What you are asked to do: Copy the lines of the data below exactly, starting at the first and stopping after the line that contains "right=0.993, top=0.947, bottom=0.123)"; include no pictures.

Source code of charts
>> Begin
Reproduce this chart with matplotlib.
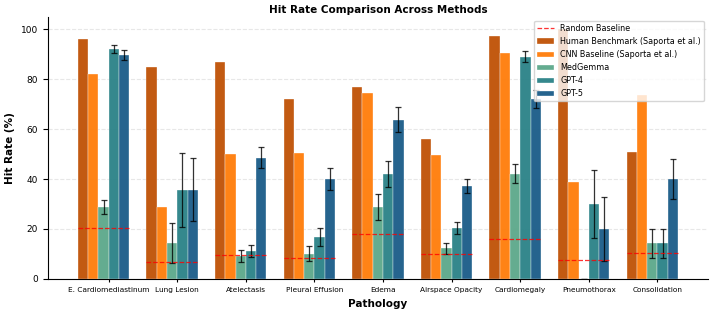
import numpy as np
import matplotlib.pyplot as plt

# Pathologies (x categories)
pathologies = ['E. Cardiomediastinum', 'Lung Lesion', 'Atelectasis', 'Pleural Effusion',
               'Edema', 'Airspace Opacity', 'Cardiomegaly', 'Pneumothorax', 'Consolidation']

# Hit rates (%) read off the chart
human = [96.0, 85.0, 87.0, 72.0, 77.0, 56.0, 97.2, 100.0, 51.0]
cnn = [82.0, 29.0, 50.0, 50.5, 74.5, 49.7, 90.4, 39.0, 73.8]
medgemma = [28.7, 14.2, 9.2, 10.0, 28.8, 12.2, 42.2, 0.0, 14.2]
medgemma_err = [2.8, 8.0, 2.3, 3.0, 5.3, 2.2, 3.7, 0.0, 5.7]
gpt4 = [92.2, 35.7, 11.2, 16.6, 42.1, 20.3, 89.0, 30.0, 14.2]
gpt4_err = [1.5, 14.8, 2.4, 3.6, 5.3, 2.4, 2.2, 13.7, 5.7]
gpt5 = [89.6, 35.7, 48.5, 40.0, 63.8, 37.2, 72.0, 20.0, 40.0]
gpt5_err = [2.0, 12.7, 4.2, 4.5, 5.0, 2.7, 3.5, 12.7, 8.0]
random_baseline = [20.5, 6.8, 9.4, 8.4, 17.9, 9.8, 15.9, 7.5, 10.3]

series = [
    ('Human Benchmark (Saporta et al.)', human, None, '#c0550a'),
    ('CNN Baseline (Saporta et al.)', cnn, None, '#ff7f0e'),
    ('MedGemma', medgemma, medgemma_err, '#5fa98c'),
    ('GPT-4', gpt4, gpt4_err, '#2e8489'),
    ('GPT-5', gpt5, gpt5_err, '#1f5f8a'),
]

x = np.arange(len(pathologies))
width = 0.15

fig, ax = plt.subplots(figsize=(7.13, 3.18), dpi=100)
fig.subplots_adjust(left=0.067, right=0.993, top=0.947, bottom=0.123)

for i, (name, vals, err, color) in enumerate(series):
    offs = (i - 2.5) * width
    ax.bar(x + offs, vals, width, label=name, color=color, alpha=0.97,
           edgecolor='white', linewidth=0.25, zorder=2)
    if err is not None:
        ax.errorbar(x + offs, vals, yerr=err, fmt='none', ecolor='black',
                    elinewidth=0.9, capsize=2, capthick=0.9, alpha=0.8, zorder=3)

# random baseline per pathology
for j, b in enumerate(random_baseline):
    ax.plot([x[j] - 3 * width, x[j] + 2 * width], [b, b], color='red', linestyle='--',
            linewidth=0.9, alpha=0.8, zorder=4, label='Random Baseline' if j == 0 else None)

ax.set_title('Hit Rate Comparison Across Methods', fontsize=7.5, fontweight='bold', pad=3)
ax.set_xlabel('Pathology', fontsize=7.5, fontweight='bold')
ax.set_ylabel('Hit Rate (%)', fontsize=7.5, fontweight='bold')
ax.set_xticks(x)
ax.set_xticklabels(pathologies, fontsize=5.3)
ax.tick_params(axis='y', labelsize=6.5)
ax.tick_params(axis='x', length=2.5)
ax.set_ylim(0, 105)
ax.grid(axis='y', linestyle='--', alpha=0.3, zorder=0)
ax.set_axisbelow(True)
ax.spines['top'].set_visible(False)
ax.spines['right'].set_visible(False)
ax.legend(loc='upper right', fontsize=5.8, framealpha=0.8)

plt.savefig('out.png', dpi=100)
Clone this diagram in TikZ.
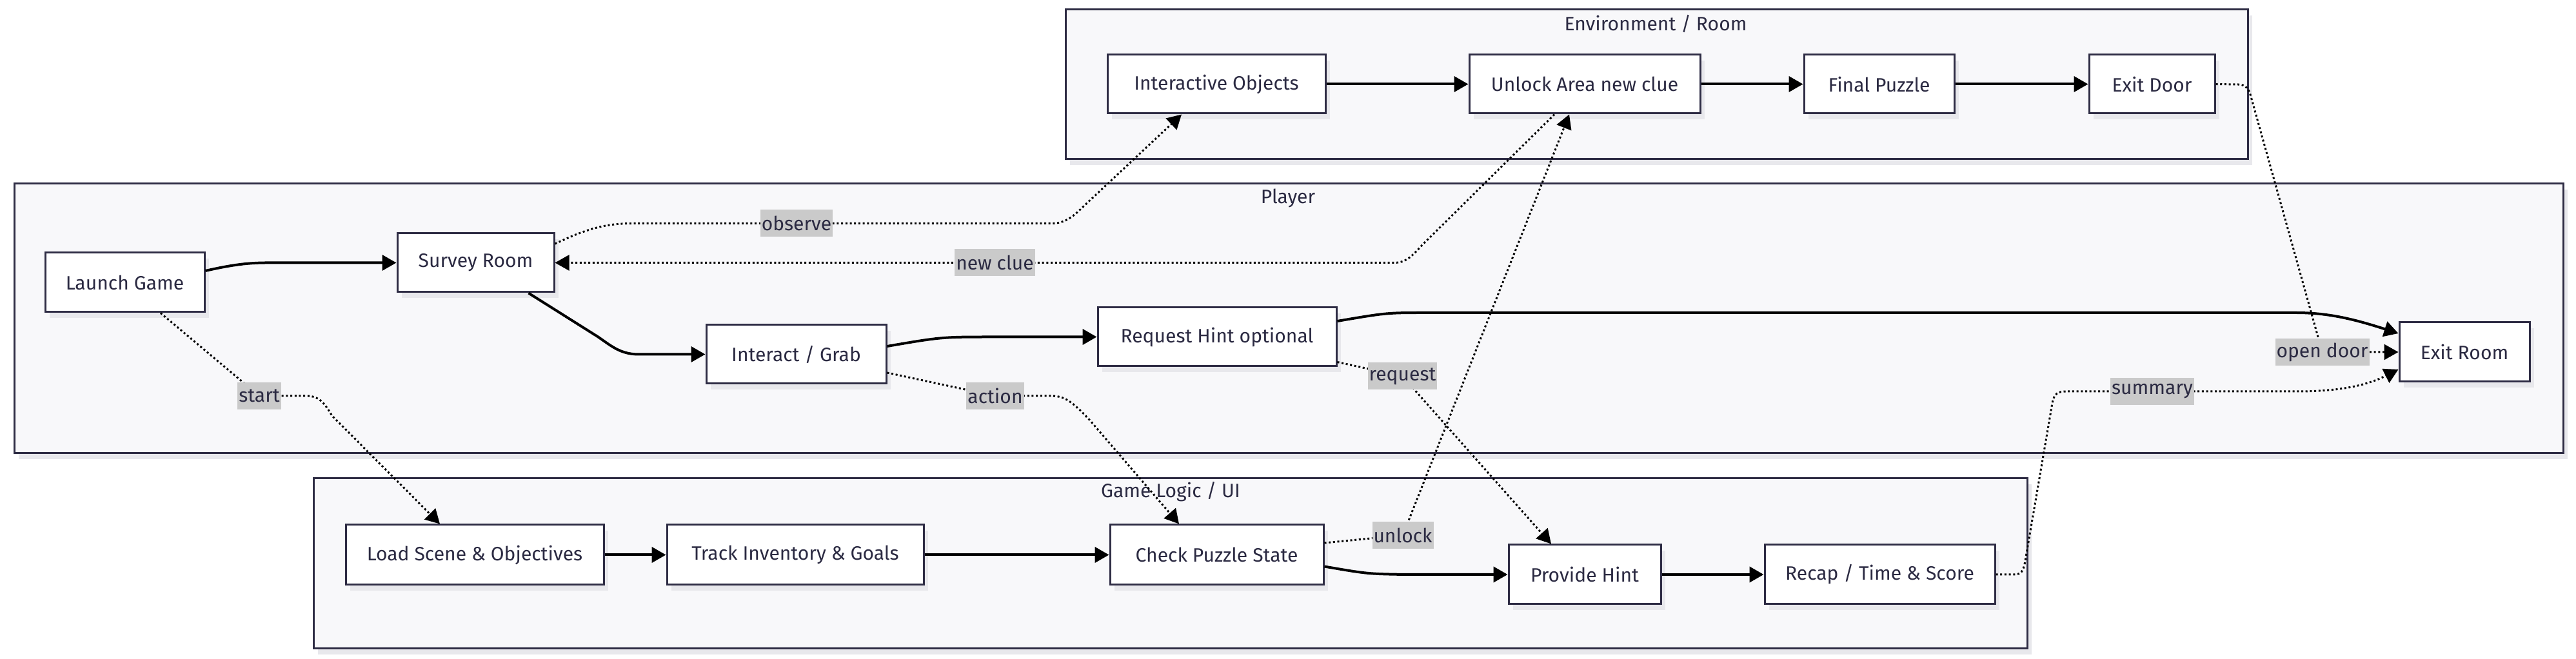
\documentclass[tikz,border=0pt]{standalone}
\usepackage{fontspec}
\setmainfont{Fira Sans}
\usetikzlibrary{arrows.meta,shadows}
\definecolor{clfill}{HTML}{F8F8FA}
\definecolor{clborder}{HTML}{2E2C44}
\definecolor{txt}{HTML}{2B2A42}
\definecolor{shd}{HTML}{E8E8EC}
\definecolor{labbg}{HTML}{CACACA}
\begin{document}
\begin{tikzpicture}[x=0.1mm,y=-0.1mm,
  every node/.style={font=\fontsize{8.55}{10}\selectfont, text=txt},
  box/.style={draw=clborder, line width=0.3mm, fill=white, minimum height=9.1mm, inner sep=0pt,
    general shadow={fill=shd, shadow xshift=0.7mm, shadow yshift=-0.9mm}},
  cluster/.style={draw=clborder, line width=0.3mm, fill=clfill, inner sep=0pt,
    general shadow={fill=shd, shadow xshift=0.7mm, shadow yshift=-0.9mm}},
  ctitle/.style={inner sep=0pt},
  lab/.style={fill=labbg, inner xsep=0.2mm, inner ysep=0pt, minimum height=4.2mm},
  edge/.style={line width=0.4mm, -{Triangle[length=2.2mm,width=2.4mm]}},
  dedge/.style={line width=0.3mm, dash pattern=on 0.3mm off 0.37mm, -{Triangle[length=2.2mm,width=2.4mm]}},
]
\useasboundingbox (0,0) rectangle (3994,1022);
\fill[white] (0,0) rectangle (3994,1022);

% clusters
\node[cluster, minimum width=183.3mm, minimum height=23.2mm] (env) at (2568.5,131) {};
\node[cluster, minimum width=395.2mm, minimum height=41.8mm] (player) at (1998,494) {};
\node[cluster, minimum width=265.7mm, minimum height=26.4mm] (game) at (1814.5,874) {};
\node[ctitle] (envt) at (2567,37) {Environment / Room};
\node[ctitle] (playert) at (1997,307) {Player};
\node[ctitle] (gamet) at (1815,763) {Game Logic / UI};

% environment nodes
\node[box, minimum width=33.8mm] (io) at (1886,130.5) {Interactive Objects};
\node[box, minimum width=35.8mm] (ua) at (2457,130.5) {Unlock Area new clue};
\node[box, minimum width=23.3mm] (fp) at (2913.5,130.5) {Final Puzzle};
\node[box, minimum width=19.5mm] (ed) at (3336.5,130.5) {Exit Door};
% player nodes
\node[box, minimum width=24.7mm, minimum height=9.2mm] (lg) at (193.5,438) {Launch Game};
\node[box, minimum width=24.3mm] (sr) at (737.5,407.5) {Survey Room};
\node[box, minimum width=27.9mm] (ig) at (1234.5,549.5) {Interact / Grab};
\node[box, minimum width=37mm] (rh) at (1887,522.5) {Request Hint optional};
\node[box, minimum width=20.2mm, minimum height=9.2mm] (er) at (3821,546) {Exit Room};
% game logic nodes
\node[box, minimum width=40mm, minimum height=9.3mm] (ls) at (736,860.5) {Load Scene \& Objectives};
\node[box, minimum width=39.8mm, minimum height=9.3mm] (ti) at (1233,860.5) {Track Inventory \& Goals};
\node[box, minimum width=33.1mm, minimum height=9.3mm] (cp) at (1886.5,860.5) {Check Puzzle State};
\node[box, minimum width=23.6mm, minimum height=9.2mm] (ph) at (2457,891) {Provide Hint};
\node[box, minimum width=35.7mm, minimum height=9.2mm] (rc) at (2914.5,891) {Recap / Time \& Score};

% solid edges
\draw[edge] ([yshift=1.8mm]lg.east) .. controls (380,406) and (400,407.5) .. (440,407.5) -- (sr.west);
\draw[edge] ([xshift=8.2mm]sr.south) -- (925,521) .. controls (945,534) and (960,549.5) .. (990,549.5) -- (ig.west);
\draw[edge] ([yshift=1.25mm]ig.east) .. controls (1460,522.5) .. (1540,522.5) -- (rh.west);
\draw[edge] ([yshift=2.45mm]rh.east) .. controls (2150,485) .. (2210,485) -- (3560,485)
  .. controls (3610,485) and (3650,495) .. ([yshift=2.9mm]er.west);
\draw[edge] (io) -- (ua);
\draw[edge] (ua) -- (fp);
\draw[edge] (fp) -- (ed);
\draw[edge] (ls) -- (ti);
\draw[edge] (ti) -- (cp);
\draw[edge] ([yshift=-1.8mm]cp.east) .. controls (2120,890) .. (2180,891) -- (ph.west);
\draw[edge] (ph) -- (rc);

% dotted edges with labels
\draw[dedge] ([yshift=2.95mm]sr.east) .. controls (900,360) and (930,346.5) .. (980,346.5)
  -- node[lab] (lobs) {observe} (1490,346.5) -- (1630,346.5)
  .. controls (1650,346.5) and (1662,338) .. (1680,320) -- ([xshift=-5.4mm]io.south);
\draw[dedge] ([xshift=-4.7mm]ua.south) -- (2205,380) .. controls (2185,402) and (2178,407.5) .. (2160,407.5)
  -- node[lab] (lnew) {new clue} (925,407.5) -- (sr.east);
\draw[dedge] ([yshift=1.85mm]cp.east) -- (2175,830) node[lab] (lunl) {unlock} -- ([xshift=-2.4mm]ua.south);
\draw[dedge] ([yshift=-2.85mm]ig.east) -- (1543,614) node[lab] (lact) {action} -- (1630,614)
  .. controls (1650,614) and (1662,622) .. (1690,652) -- ([xshift=-5.85mm]cp.north);
\draw[dedge] ([xshift=5.55mm]lg.south) -- (402,614) node[lab] (lsta) {start} -- (475,614)
  .. controls (495,614) and (503,625) .. (515,645) -- ([xshift=-5.4mm]ls.north);
\draw[dedge] ([yshift=-3.9mm]rh.east) -- (2174.5,583.5) node[lab] (lreq) {request} -- ([xshift=-5.2mm]ph.north);
\draw[dedge] (rc.east) -- (3122,891) .. controls (3135,891) and (3137,885) .. (3140,870)
  -- (3182,625) .. controls (3185,610) and (3190,607) .. (3205,607)
  -- (3337,607) node[lab] (lsum) {summary} -- (3560,607)
  .. controls (3620,607) and (3665,600) .. ([yshift=-2.7mm]er.west);
\draw[dedge] (ed.east) -- (3470,131) .. controls (3482,131) and (3487,138) .. (3490,150)
  -- (3600.5,546) node[lab] (lopen) {open door} -- (er.west);
\end{tikzpicture}
\end{document}
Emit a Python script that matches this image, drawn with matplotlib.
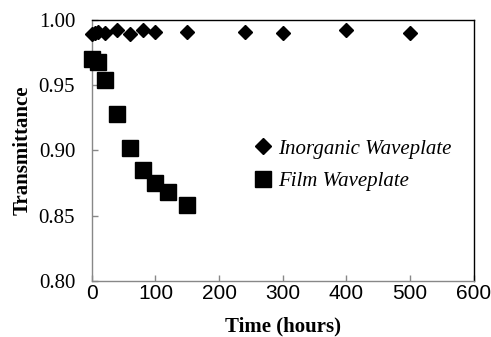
import matplotlib
matplotlib.use("Agg")
import matplotlib.pyplot as plt

# Inorganic waveplate (diamonds)
inorg_t = [0, 5, 10, 20, 40, 60, 80, 100, 150, 240, 300, 400, 500]
inorg_T = [0.989, 0.990, 0.991, 0.990, 0.992, 0.989, 0.992, 0.991, 0.991, 0.991, 0.990, 0.992, 0.990]

# Film waveplate (squares)
film_t = [0, 10, 20, 40, 60, 80, 100, 120, 150]
film_T = [0.970, 0.968, 0.954, 0.928, 0.902, 0.885, 0.875, 0.868, 0.858]

xticks = [0, 100, 200, 300, 400, 500, 600]
yticks = [0.80, 0.85, 0.90, 0.95, 1.00]

fig = plt.figure(figsize=(4.91, 3.37), dpi=100)
ax = fig.add_axes([0.187, 0.166, 0.778, 0.775])

ax.plot(inorg_t, inorg_T, 'D', color='black', markersize=7.5, linestyle='none',
        label='Inorganic Waveplate', clip_on=False, zorder=3)
ax.plot(film_t, film_T, 's', color='black', markersize=12, linestyle='none',
        label='Film Waveplate', clip_on=False, zorder=3)

ax.set_xlim(0, 600)
ax.set_ylim(0.80, 1.00)
ax.set_xticks(xticks)
ax.set_yticks(yticks)
ax.set_yticklabels(['%.2f' % v for v in yticks], fontfamily='Liberation Serif', fontsize=15)
ax.set_xticklabels([str(v) for v in xticks], fontfamily='Liberation Sans', fontsize=15)
ax.tick_params(direction='in', length=4, color='#888888', width=1)
ax.tick_params(axis='x', pad=2)
ax.tick_params(axis='y', pad=12)

for s in ['left', 'bottom']:
    ax.spines[s].set_color('#888888')
for s in ['top', 'right']:
    ax.spines[s].set_color('black')
for s in ax.spines.values():
    s.set_linewidth(1)

ax.set_xlabel('Time (hours)', fontfamily='Liberation Serif', fontweight='bold', fontsize=15, labelpad=10)
ax.set_ylabel('Transmittance', fontfamily='Liberation Serif', fontweight='bold', fontsize=15, labelpad=4)

leg = ax.legend(loc='upper left', bbox_to_anchor=(0.373, 0.615), frameon=False,
                prop={'family': 'Liberation Serif', 'style': 'italic', 'size': 15},
                handletextpad=0.2, labelspacing=0.6, handlelength=1.0)
leg.legend_handles[0].set_markersize(8)
leg.legend_handles[1].set_markersize(11)

fig.savefig('out.png', dpi=100)
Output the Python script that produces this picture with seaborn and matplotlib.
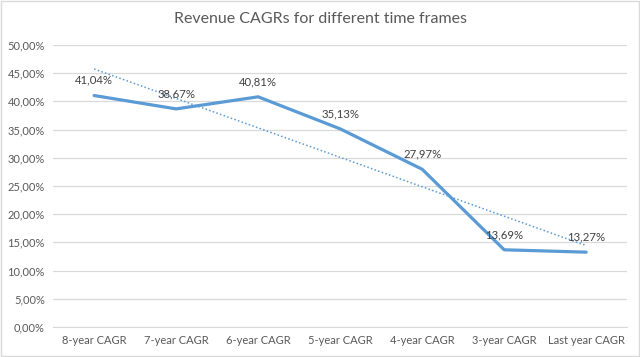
import numpy as np
import pandas as pd
import matplotlib
matplotlib.use('Agg')
import matplotlib.pyplot as plt
import seaborn as sns
from matplotlib.ticker import FuncFormatter

# Data read from the chart
categories = ['8-year CAGR', '7-year CAGR', '6-year CAGR', '5-year CAGR',
              '4-year CAGR', '3-year CAGR', 'Last year CAGR']
cagr = [41.04, 38.67, 40.81, 35.13, 27.97, 13.69, 13.27]
y_ticks = [0, 5, 10, 15, 20, 25, 30, 35, 40, 45, 50]

df = pd.DataFrame({'pos': np.arange(len(categories)), 'category': categories, 'cagr': cagr})

sns.set_style('white')
plt.rcParams['font.family'] = ['Lato', 'DejaVu Sans']

line_color = '#5B9BD5'
text_color = '#595959'

fig = plt.figure(figsize=(6.4, 3.57), dpi=100)
ax = fig.add_axes([0.083, 0.084, 0.897, 0.79])

sns.lineplot(data=df, x='pos', y='cagr', ax=ax, color=line_color, linewidth=2.3)

# dotted linear trendline
sns.regplot(data=df, x='pos', y='cagr', ax=ax, scatter=False, ci=None, truncate=True,
            line_kws=dict(color=line_color, linestyle=(0, (1, 1.5)), linewidth=1.1))

for x, v in zip(df['pos'], df['cagr']):
    ax.annotate(f'{v:.2f}%'.replace('.', ','), (x, v), xytext=(0, 7),
                textcoords='offset points', ha='center', va='bottom',
                fontsize=8.2, color='#404040')

ax.set_xlim(-0.5, len(categories) - 0.5)
ax.set_ylim(0, 50)
ax.set_yticks(y_ticks)
ax.yaxis.set_major_formatter(FuncFormatter(lambda v, p: f'{v:.2f}%'.replace('.', ',')))
ax.set_xticks(df['pos'])
ax.set_xticklabels(categories)
ax.set_xlabel('')
ax.set_ylabel('')
ax.grid(axis='y', color='#D9D9D9', linewidth=0.9)
ax.set_axisbelow(True)
for s in ['top', 'right', 'left']:
    ax.spines[s].set_visible(False)
ax.spines['bottom'].set_color('#D9D9D9')
ax.tick_params(axis='both', length=0, labelsize=8, colors=text_color, pad=6)

fig.suptitle('Revenue CAGRs for different time frames', x=0.5, y=0.965,
             fontsize=11.5, color=text_color)

fig.patches.append(plt.Rectangle((0.001, 0.002), 0.997, 0.995, transform=fig.transFigure,
                                 fill=False, edgecolor='#D9D9D9', linewidth=1))

fig.savefig('out.png', dpi=100)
>> End
Result for this exercise:
Reproduce this chart with matplotlib.
import numpy as np
import matplotlib.pyplot as plt

# Pathologies (x categories)
pathologies = ['E. Cardiomediastinum', 'Lung Lesion', 'Atelectasis', 'Pleural Effusion',
               'Edema', 'Airspace Opacity', 'Cardiomegaly', 'Pneumothorax', 'Consolidation']

# Hit rates (%) read off the chart
human = [96.0, 85.0, 87.0, 72.0, 77.0, 56.0, 97.2, 100.0, 51.0]
cnn = [82.0, 29.0, 50.0, 50.5, 74.5, 49.7, 90.4, 39.0, 73.8]
medgemma = [28.7, 14.2, 9.2, 10.0, 28.8, 12.2, 42.2, 0.0, 14.2]
medgemma_err = [2.8, 8.0, 2.3, 3.0, 5.3, 2.2, 3.7, 0.0, 5.7]
gpt4 = [92.2, 35.7, 11.2, 16.6, 42.1, 20.3, 89.0, 30.0, 14.2]
gpt4_err = [1.5, 14.8, 2.4, 3.6, 5.3, 2.4, 2.2, 13.7, 5.7]
gpt5 = [89.6, 35.7, 48.5, 40.0, 63.8, 37.2, 72.0, 20.0, 40.0]
gpt5_err = [2.0, 12.7, 4.2, 4.5, 5.0, 2.7, 3.5, 12.7, 8.0]
random_baseline = [20.5, 6.8, 9.4, 8.4, 17.9, 9.8, 15.9, 7.5, 10.3]

series = [
    ('Human Benchmark (Saporta et al.)', human, None, '#c0550a'),
    ('CNN Baseline (Saporta et al.)', cnn, None, '#ff7f0e'),
    ('MedGemma', medgemma, medgemma_err, '#5fa98c'),
    ('GPT-4', gpt4, gpt4_err, '#2e8489'),
    ('GPT-5', gpt5, gpt5_err, '#1f5f8a'),
]

x = np.arange(len(pathologies))
width = 0.15

fig, ax = plt.subplots(figsize=(7.13, 3.18), dpi=100)
fig.subplots_adjust(left=0.067, right=0.993, top=0.947, bottom=0.123)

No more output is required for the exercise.